Lananh Le: Image Sampling and the Construction of Personal Cosmology in the Digital Generation

Lananh Le (1993–2020) was a Vietnamese contemporary artist who grew up in Ho Chi Minh City. Her practice spanned painting, collage, and digital imagery. She received an international school education during her secondary years and later received a degree in Comparative Studies at Stanford University, where she participated in the Structured Liberal Education (SLE) program. This academic background, encompassing ethnicity studies, history, religion, literature, and writing, formed the foundation for her later cross-cultural and cross-textual approach. During her time in the United States, she was involved in social justice initiatives and encountered discussions on art as a tool for psychological healing, which led her to develop a practice centered on constructed worlds grounded in lived practices and intangible spiritual experience.

In contrast to Vietnamese artists born before the 1980s, Lananh did not directly respond to political structures or historical narratives. Instead, she turned toward the visualization of inner experience, employing “universal images” to articulate her mental and spiritual world. The term is used to indicate a body of visual material not confined to a single cultural or national framework, but drawn from widely circulating sources across mythologies, popular imagery, and art historical references. She was self taught and was not affiliated with any artistic collective, and her work presents a highly individualized cosmology, unfolding in a mode that resembles a solitary discourse. This orientation reflects the position of artists born within a globalized and digitized environment, where individual experience and psychological structures become primary points of departure, rather than national or institutional concerns. Also engaging in poetry, Lananh treated it as a shared vessel through which images and language could move across media boundaries.

Her artistic practice focused on constructing a “personal cosmology” through layered systems of collage and painting. These images bring together mythology, nature, ecology, and culture, gradually forming an ongoing project centered on oral history, the collective unconscious, and public memories. Her works frequently incorporate mythological figures, traditional Dong Ho woodblock imagery, hybrid creatures, botanical forms, and spatial structures that disrupt linear perspective, producing a visual language situated between dream and narrative. Time and space within the image are restructured and edited, forming a non linear temporal and historical condition that she termed “Frozen Data.” This concept refers to the ways in which images are archived and re-mediated under digital conditions, and functions as both a conceptual framework and a working method. As Lananh described, it is an experimentation with the digital medium, and an exercise in collecting high-brow images of art history from the public domain as well as low-brow images from clip art sites. Her process did not follow a fixed logic but instead relies on intuition and the unconscious, resulting in a non linear mode of image generation. She developed a personal system of collecting visual materials, continuously drawing from diverse cultural sources as the basis of her work. She also acknowledged the influence of artists and writers including Faye Wei Wei, Leonora Carrington, Apichatpong Weerasethakul, Kiki Smith, Paula Rego, and Octavia Butler, indicating that her work does not emerge from a singular cultural lineage but operates through translation and recombination across multiple artistic systems.

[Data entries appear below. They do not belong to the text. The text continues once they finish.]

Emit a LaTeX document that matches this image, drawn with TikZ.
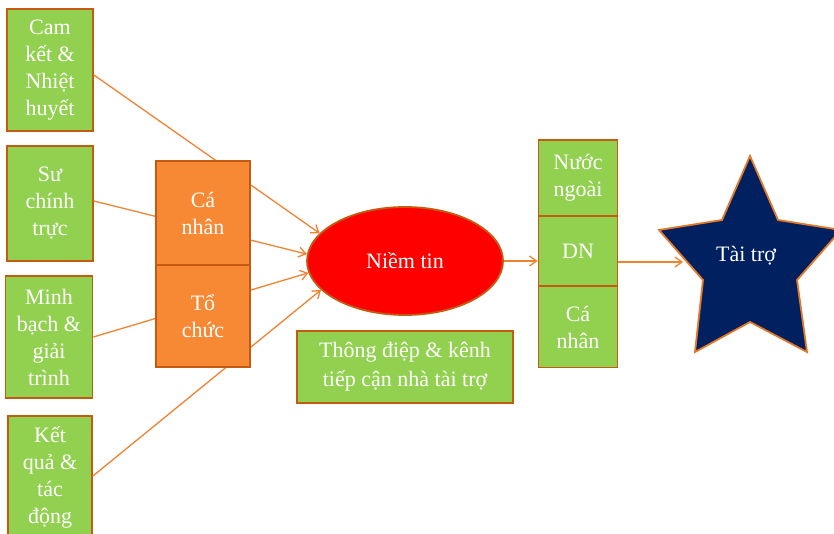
\documentclass[tikz,border=0pt]{standalone}
\usepackage{fontspec}
\setmainfont{Liberation Serif}
\usetikzlibrary{arrows.meta,shapes.geometric,calc}
\definecolor{gfill}{RGB}{146,208,80}
\definecolor{bord}{RGB}{197,90,17}
\definecolor{ofill}{RGB}{247,137,52}
\definecolor{conncol}{RGB}{240,130,50}
\definecolor{navy}{RGB}{0,32,96}
\definecolor{starbord}{RGB}{228,120,40}
\begin{document}
\begin{tikzpicture}[x=1pt,y=-1pt,
  box/.style={draw=bord,line width=1.8pt,fill=gfill,text=white,align=center,
    font=\fontsize{22}{27}\selectfont,inner sep=0pt},
  obox/.style={box,fill=ofill},
  conn/.style={draw=conncol,line width=1.3pt,-{Straight Barb[length=7pt,width=10pt]}}]
\useasboundingbox (0,0) rectangle (834,534);
% left green boxes
\node[box,minimum width=86pt,minimum height=122pt] (b1) at (50,70) {Cam\\kết \&\\Nhiệt\\huyết};
\node[box,minimum width=86pt,minimum height=115pt] (b2) at (50,203.5) {Sư\\chính\\trực};
\node[box,minimum width=87pt,minimum height=122pt] (b3) at (49,337) {Minh\\bạch \&\\giải\\trình};
\node[box,minimum width=84pt,minimum height=122pt] (b4) at (50,477) {Kết\\quả \&\\tác\\động};
% ellipse
\node[ellipse,draw=bord,line width=1.8pt,fill=red,text=white,minimum width=196pt,minimum height=108pt,
  font=\fontsize{22}{27}\selectfont] (ell) at (405,261) {Niềm tin};
% connectors (behind orange boxes)
\draw[conn] ($(b1.east)+(0,5)$) -- (ell.162);
\draw[conn] ($(b2.east)+(0,-2.5)$) -- (ell.176);
\draw[conn] (b3.east) -- (ell.187);
\draw[conn] ($(b4.east)+(0,-1)$) -- (ell.199);
% orange boxes
\node[obox,minimum width=94pt,minimum height=104pt] (on1) at (203,213) {Cá\\nhân};
\node[obox,minimum width=94pt,minimum height=102pt] (on2) at (203,316) {Tổ\\chức};
% message box
\node[box,minimum width=216pt,minimum height=72pt,font=\fontsize{22}{29}\selectfont] (msg) at (405,367) {Thông điệp \& kênh\\tiếp cận nhà tài trợ};
% right boxes
\node[box,minimum width=79pt,minimum height=76pt] (r1) at (578,178) {Nước\\ngoài};
\node[box,minimum width=79pt,minimum height=70pt] (dn) at (578,251) {DN};
\node[box,minimum width=79pt,minimum height=81pt] (r3) at (578,327) {Cá\\nhân};
\draw[conn] (ell.east) -- (ell.east -| dn.west);
% star
\draw[draw=starbord,line width=1.8pt,fill=navy,line join=miter]
  (750,156) -- (778,220) -- (841,230) -- (797,280) -- (807,352) -- (750,322)
  -- (695,352) -- (703,280) -- (659,230) -- (722,220) -- cycle;
\node[text=white,font=\fontsize{22}{27}\selectfont] (star) at (746,256) {Tài trợ};
\coordinate (startip) at (683,262);
\draw[conn] (dn.east |- startip) -- (startip);
\end{tikzpicture}
\end{document}
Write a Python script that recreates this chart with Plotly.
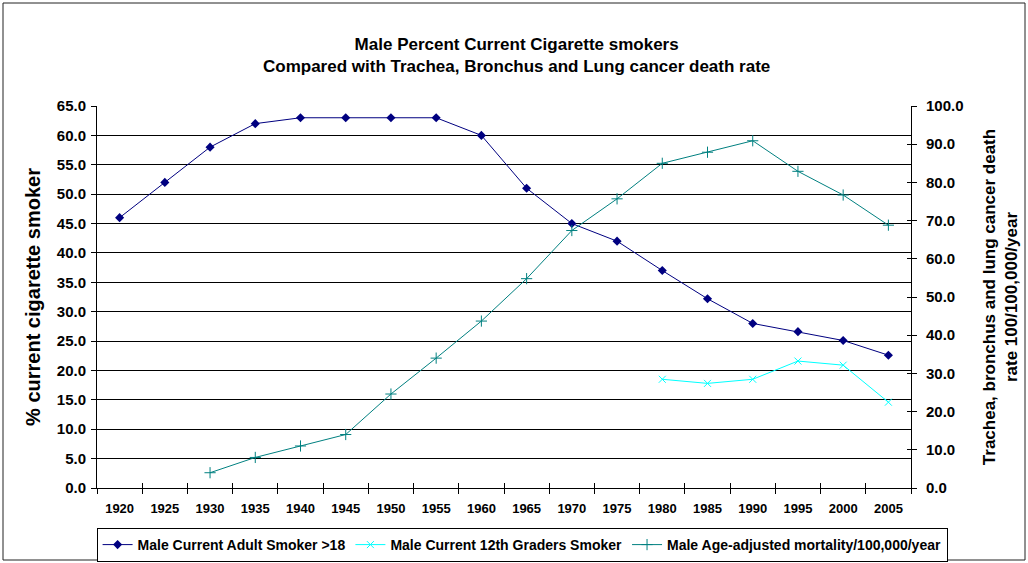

As she noted, “Cultural memories coalesce in a collective global pool of symbolic imagery.

Lananh adopted digital collage from an early stage, combining mythologies from East and West, cartoon images, historical references, and scientific illustrations, including sources such as the Classic of Mountains and Seas (山海經), as well as botanical and entomological materials. In her later work, elements of everyday life such as architecture and furniture began to appear, interwoven with mythological imagery to form layered visual structures that bridge past and present. Her compositions are typically dense, with imagery occupying nearly the entire surface, leaving little empty space and producing a continuous sense of accumulation. Her use of color is characterized by high saturation and thick application, often carrying a humid and fluid quality. A recurring pink violet tone appears throughout her work, functioning as a distinct chromatic marker of her inner world.

In her 2019 solo exhibition Frozen Data in Ho Chi Minh City, Lananh transformed a large number of paintings into a long duration video sequence. The 12 hour projection presents a continuously generated and uninterrupted flow of images, revealing the density and richness of her visual language. She also indicated that her future direction would involve further exploration through writing, analysis, research, storyboarding, and fieldwork in order to deepen the symbolic structures within her references.

Her sketches and notebooks constituted an important part of her practice. These works are characterized by dense lines and layered markings, with recurring human figures and highly irregular compositional rhythms. Such imagery relates to her sustained attention to mental states, including inner chaos, healing, and the search for spiritual equilibrium. Her research also engaged with artistic practices associated with mental illness, reflecting an ongoing awareness of psychological experience.

Lananh passed away in 2020. Within a short period, her work established a highly individualized and structurally complex system of images, combining the conditions of the digital age with the reconfiguration of mythological narratives, and marking a distinct direction within contemporary Vietnamese art that departs from earlier historical frameworks.